All projections are based on extreme scenarios, with the worst possible outcome taken as a continuation of the status quo “business as usual”. No doubt that with such stances, also accompanied by a moralistic tone, the World should mobilize and intervene without any delay. However, the selected scenarios are, in the usual non-scientific IPCC terminology, very unlikely. Among other flaws, they do not take into account the fact that the World is actually improving its energy efficiency (consumption in relation with wealth creation, Joules/GNP). Any reasonable strategist would not take such models and scenarios as serious basis for action. Adapt and be vigilant, on the lookout for any black swan that could suddenly swim around, for that we do not need a programme of 2.4 trillion US$ per year, or 3.5% of the world total GDP. Nobody has such wealth at their disposal without stealing it from someone poorer.

Governmental “experts” (the IPCC) redefined the temperature limit arbitrarily set in Paris to 2 K (above the 1850-1900 average) down to 1.5 K; who knows why, if not by a morbid desire?

The same “experts” set a new kind of budget, not to be approved by any Congress: this is the amount of carbon that is allowed to be emitted until the ominous temperature limit would be reached. At that point, all emissions should have been eliminated; or carbon capture and storage should compensate them fully or even surpass them. Exposed to carefully crafted diagrams, the policy maker is left with two choices: act now or immediately.

Thus, is it possible to avoid answering annoying questions such as the climate sensitivity to anthropogenic emissions, or the magnitude of expected damages or benefits from climate change, or the cost/efficacy ratio of the proposed decarbonisation, or the economic and social models taken for any reading in the crystal ball? No, not at all, although climate scientists would like them to be put aside. They must contribute to a much more inconvenient but necessary dispute, that of the time remaining for weaning off the carbon: 10, 30, 100, 300 or more years?
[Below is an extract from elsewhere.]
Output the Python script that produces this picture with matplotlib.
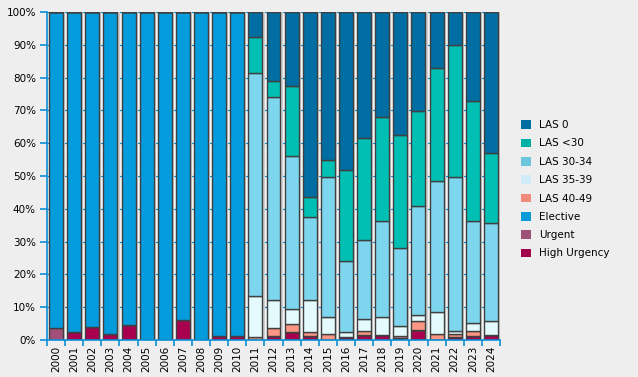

Nature embraces a political ideology, despite of its lack of feasibility and effectiveness. One does not replace 85% of the world’s energy supply over the course of a human generation. It is not by dreaming of technologies that do not yet exist, of geo-engineering and changes in the consumption habits of the population that this can be achieved. Lukewarmers are heretical and rightly so: there is still plenty of time to make meaningful discoveries in a reasoned and economic manner, thus avoiding unnecessary and unfair social disruption.